MFA THESIS
THE LAST ROSE OF SUMMER
This exhibition is a portrait constructed from a collection of things, images, and sculptures. These works examine the relationship between the home I grew up in, the land it resides on, and the body—a relationship profoundly shaped by my experience with Ehlers-Danlos syndrome and contoured by the medical experiences of my mother moving through her diagnosis with HER2-metastatic breast cancer.
The house and land endure despite their flaws, and my body persists through its own complexities. Sculptural forms anchor the connections between the house, the land, and the body; flexed between their shared scale and reflected qualities. The works physically manifest this interplay and hold these tensions together in tangible form.
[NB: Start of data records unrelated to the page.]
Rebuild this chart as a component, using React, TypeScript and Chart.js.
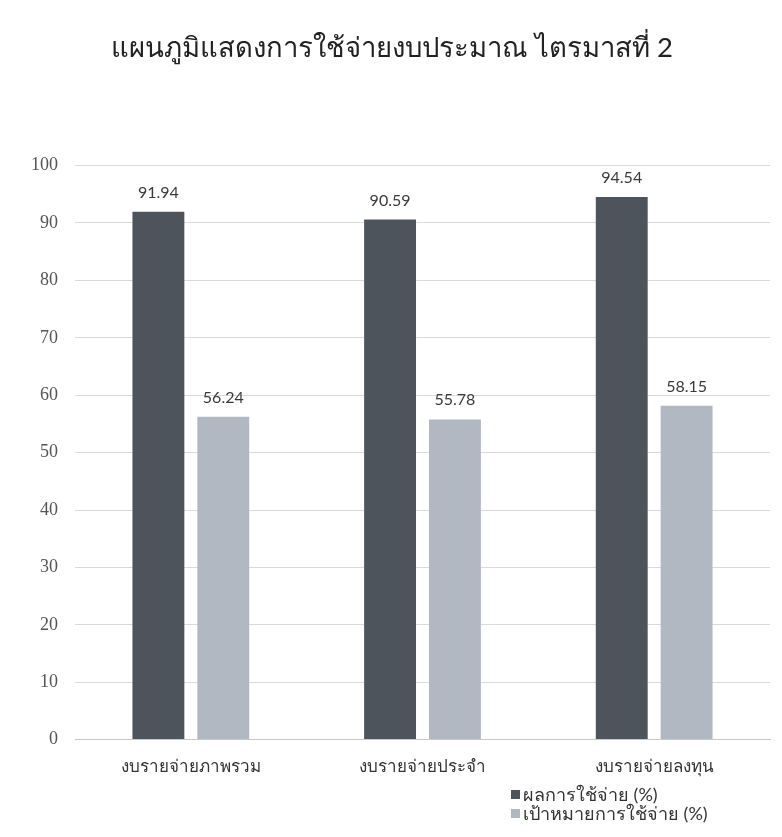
import React, { useEffect, useRef } from "react";
import { Chart, registerables } from "chart.js";

Chart.register(...registerables);

const titleText = "แผนภูมิแสดงการใช้จ่ายงบประมาณ ไตรมาสที่ 2";
const categories = ["งบรายจ่ายภาพรวม", "งบรายจ่ายประจำ", "งบรายจ่ายลงทุน"];
const seriesNames = ["ผลการใช้จ่าย (%)", "เป้าหมายการใช้จ่าย (%)"];
const actualValues = [91.94, 90.59, 94.54];
const targetValues = [56.24, 55.78, 58.15];
const seriesColors = ["#4e545c", "#b2b8c2"];
const yMin = 0;
const yMax = 100;
const yStep = 10;

const FONT = "Lato, 'DejaVu Sans', 'Noto Sans', sans-serif";
const SERIF = "'Liberation Serif', 'DejaVu Serif', serif";

const valueLabels = {
  id: "valueLabels",
  afterDatasetsDraw(chart: any) {
    const ctx = chart.ctx;
    ctx.save();
    ctx.font = `16px ${FONT}`;
    ctx.fillStyle = "#3a3a3a";
    ctx.textAlign = "center";
    ctx.textBaseline = "alphabetic";
    chart.data.datasets.forEach((ds: any, i: number) => {
      const meta = chart.getDatasetMeta(i);
      meta.data.forEach((bar: any, j: number) => {
        ctx.fillText(ds.data[j].toFixed(2), bar.x, bar.y - 14);
      });
    });
    ctx.restore();
  },
};

export default function App() {
  const ref = useRef<HTMLCanvasElement | null>(null);
  useEffect(() => {
    if (!ref.current) return;
    const chart = new Chart(ref.current, {
      type: "bar",
      data: {
        labels: categories,
        datasets: [
          { label: seriesNames[0], data: actualValues, backgroundColor: seriesColors[0], categoryPercentage: 0.56, barPercentage: 0.8 },
          { label: seriesNames[1], data: targetValues, backgroundColor: seriesColors[1], categoryPercentage: 0.56, barPercentage: 0.8 },
        ],
      },
      options: {
        animation: false,
        responsive: false,
        layout: { padding: { left: 14, right: 12, top: 32, bottom: 43 } },
        plugins: {
          legend: { display: false },
          tooltip: { enabled: false },
          title: {
            display: true,
            text: titleText,
            color: "#222222",
            font: { family: FONT, size: 27.5, weight: "normal" },
            padding: { top: 0, bottom: 100.6 },
          },
        },
        scales: {
          x: {
            grid: { display: false, drawTicks: false },
            border: { color: "#c8c8c8" },
            ticks: { color: "#333333", font: { family: FONT, size: 17 }, padding: 17 },
          },
          y: {
            min: yMin,
            max: yMax,
            ticks: { stepSize: yStep, color: "#555555", font: { family: SERIF, size: 18 }, padding: 17 },
            grid: { color: "#dadada", drawTicks: false },
            border: { display: false },
          },
        },
      },
      plugins: [valueLabels],
    });
    return () => chart.destroy();
  }, []);

  return (
    <div style={{ position: "fixed", left: 0, top: 0, width: 782, height: 837, background: "#ffffff" }}>
      <canvas ref={ref} width={782} height={837} style={{ width: 782, height: 837, display: "block" }} />
      <div style={{ position: "absolute", left: 511, top: 785, fontFamily: FONT, fontSize: 18, color: "#333333", lineHeight: "19px" }}>
        {seriesNames.map((n, i) => (
          <div key={n} style={{ display: "flex", alignItems: "center" }}>
            <span style={{ display: "inline-block", width: 9, height: 9, background: seriesColors[i], marginRight: 3 }} />
            {n}
          </div>
        ))}
      </div>
    </div>
  );
}
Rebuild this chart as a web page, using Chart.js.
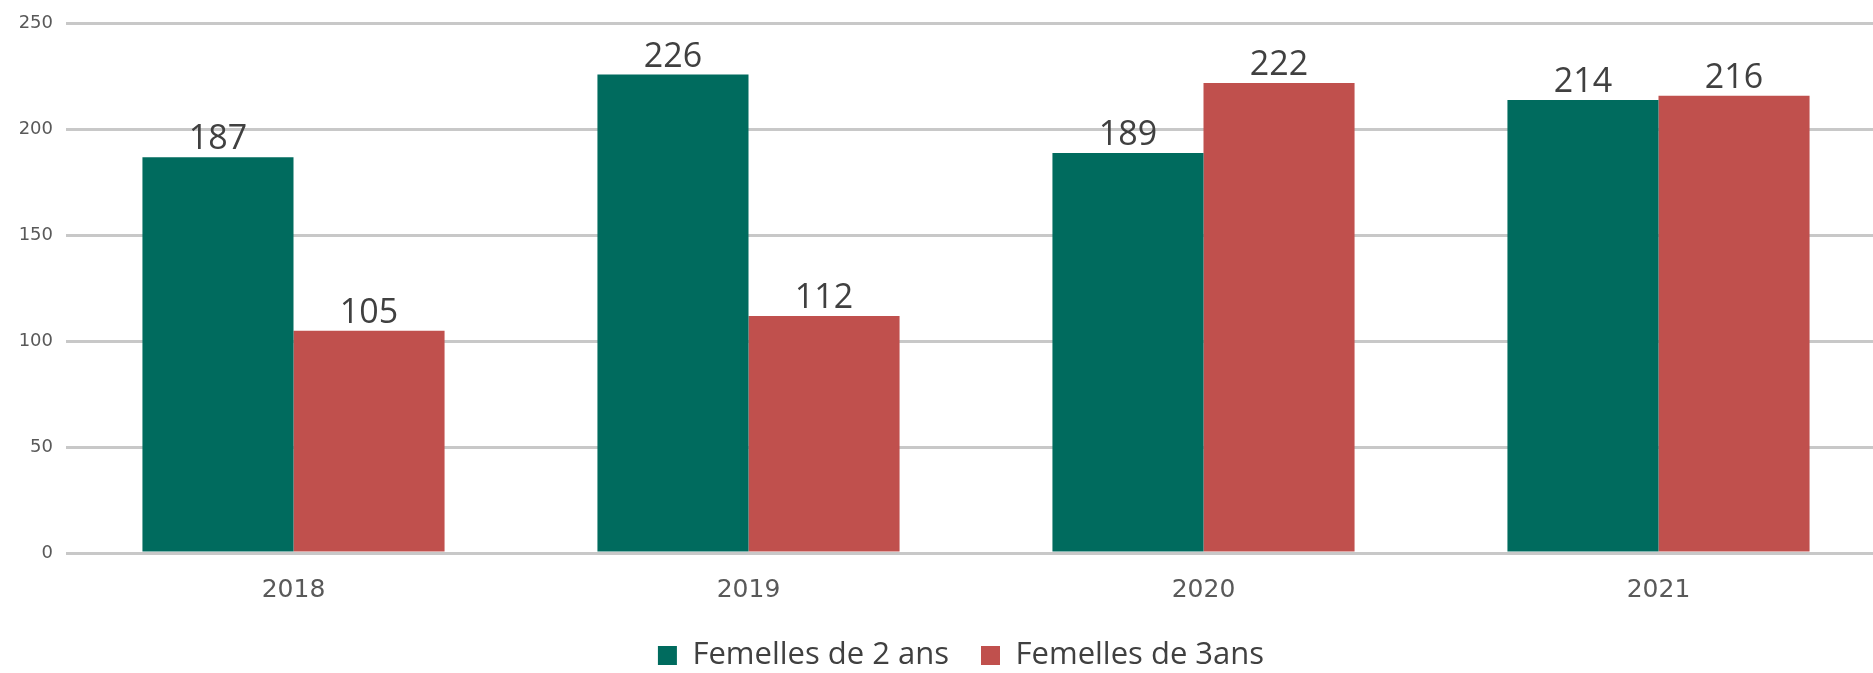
<!DOCTYPE html>
<html>
<head>
<meta charset="utf-8">
<script src="https://cdn.jsdelivr.net/npm/chart.js@4"></script>
<style>
  body { margin: 0; background: #fff; }
  #wrap { width: 1873px; height: 673px; overflow: hidden; }
</style>
</head>
<body>
<div id="wrap"><canvas id="chart" width="1886" height="681"></canvas></div>
<script>
// Data
const years = ['2018', '2019', '2020', '2021'];
const femelles2 = [187, 226, 189, 214];
const femelles3 = [105, 112, 222, 216];
const yMin = 0, yMax = 250, yStep = 50;

// value above each bar
const valueLabels = {
  id: 'valueLabels',
  afterDatasetsDraw(chart) {
    const ctx = chart.ctx;
    ctx.save();
    ctx.font = '34px "Open Sans"';
    ctx.fillStyle = '#404040';
    ctx.textAlign = 'center';
    ctx.textBaseline = 'alphabetic';
    chart.data.datasets.forEach((ds, i) => {
      chart.getDatasetMeta(i).data.forEach((bar, j) => {
        ctx.fillText(ds.data[j], bar.x, bar.y - 8);
      });
    });
    ctx.restore();
  }
};

// the legend sits a little right of the canvas centre in the original
const legendShift = {
  id: 'legendShift',
  afterLayout(chart) {
    chart.legend.left += 18;
    chart.legend.right += 18;
  }
};

const ctx = document.getElementById('chart').getContext('2d');

new Chart(ctx, {
  type: 'bar',
  data: {
    labels: years,
    datasets: [
      {
        label: 'Femelles de 2 ans',
        data: femelles2,
        backgroundColor: '#006b5e',
        borderWidth: 0,
      },
      {
        label: 'Femelles de 3ans',
        data: femelles3,
        backgroundColor: '#c0504d',
        borderWidth: 0,
      },
    ],
  },
  options: {
    responsive: false,
    animation: false,
    categoryPercentage: 0.664,
    barPercentage: 1.0,
    layout: { padding: { top: 22, left: 0, right: 0, bottom: 0 } },
    plugins: {
      tooltip: { enabled: false },
      legend: {
        position: 'bottom',
        labels: {
          boxWidth: 19,
          boxHeight: 19,
          padding: 32,
          color: '#404040',
          font: { family: '"Open Sans"', size: 31 },
        },
      },
    },
    scales: {
      x: {
        grid: { display: false },
        border: { display: false },
        ticks: {
          color: '#595959',
          padding: 14,
          font: { family: '"DejaVu Sans"', size: 25 },
        },
        afterFit(scale) { scale.height = 55; },
      },
      y: {
        min: yMin,
        max: yMax,
        border: { display: false },
        grid: { color: '#c8c8c8', lineWidth: 3, drawTicks: false },
        ticks: {
          stepSize: yStep,
          color: '#595959',
          padding: 13,
          font: { family: '"DejaVu Sans"', size: 18 },
        },
        afterFit(scale) { scale.width = 66; },
      },
    },
  },
  plugins: [valueLabels, legendShift],
});
</script>
</body>
</html>
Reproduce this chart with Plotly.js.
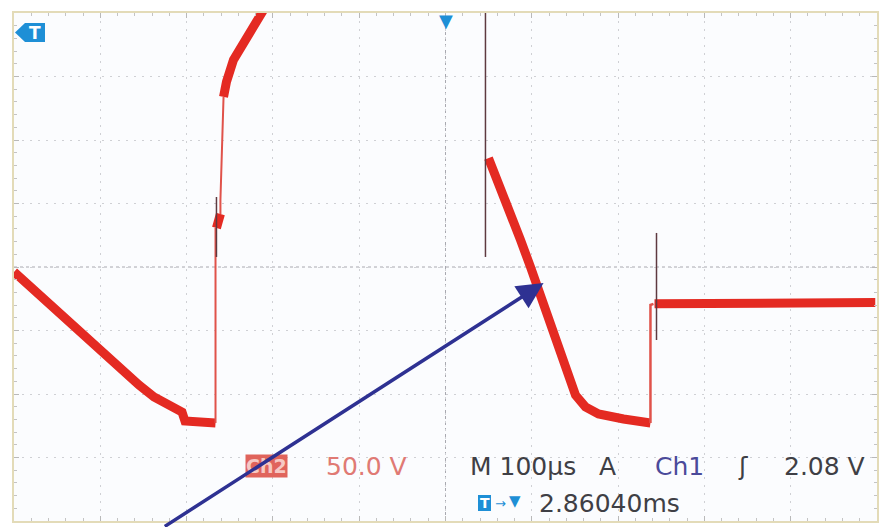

Neglect, silence, anger, and compassion circle within the private ecosystem of my family. These forces—creative, destructive, passive, neglectful, stagnant, and silent—continue to shape my evolving relationships with my mother and father. I amplify these complexities into distilled tangible objects and sculptures.
I reconstruct, gather, and express these composed moments as a narrative that speaks to the shared experiences and complicated dynamics of a family navigating the healthcare system. Through the transformation of industrial materials, I explore the oblique angles of the organic and the synthetic, the stable and the fragile, the functional and the dysfunctional. With my reconstructive sensibility, I deepen the connective tissues that allow this fractured narrative to take form.
MFA QUALIFIER
SHEDSKIN
I experience myself every day: the skin on my body; the joints of my fingers grinding together when I crack them; the stiffness of my fused spine tearing on the muscles and scar tissue surrounding my vertebrae. I find it impossible for others to empathize with the physical sensations in my body. In this exhibition, I reconstruct the element of the body most impactful to the human experience: the skin. Through skin, we experience our worlds; fibrous tissues that compose our bodies record memory and trauma. We each shape our own worlds through the physical sensations we experience. “In a normal functioning body, skin separates the visible world from the hidden inside world.” ¹ I invert this idea by performing gestures with glass and home construction materials to create an intimate experience of my dysfunctional body.
My home is a product of my mother’s creative force, my father’s destructive force, and my own dysfunctional body. These contrasting influences from my parental figures shape the creative philosophies shown in this exhibition. Materials that inhabit spaces in the structure of the home are hidden in plain sight and often forgotten. I feel the home, rather than build one. I build and destroy and rebuild from the rubble. I transform materials through their destruction and recontextualize them. I become both forces in which I was raised.
My material investigations use pink fiberglass insulation, networked borosilicate glass, and neon. Networked structures of borosilicate glass exhibit the connective tissue structures present throughout the body. This structure holds the body to itself. Pink fiberglass insulation simultaneously repulses and seduces. The allure of the pink and fluffy material calls forth a craving for the physical body. Skin is like memory, pliable and robust. It is what holds us together and allows us to inhabit the world without the pain and suffering we would endure with our nerves, bones and vital tissues exposed to the universe. This exhibition is a reflection of the layered framework of the home to expose flaws in my dysfunctional skin and body.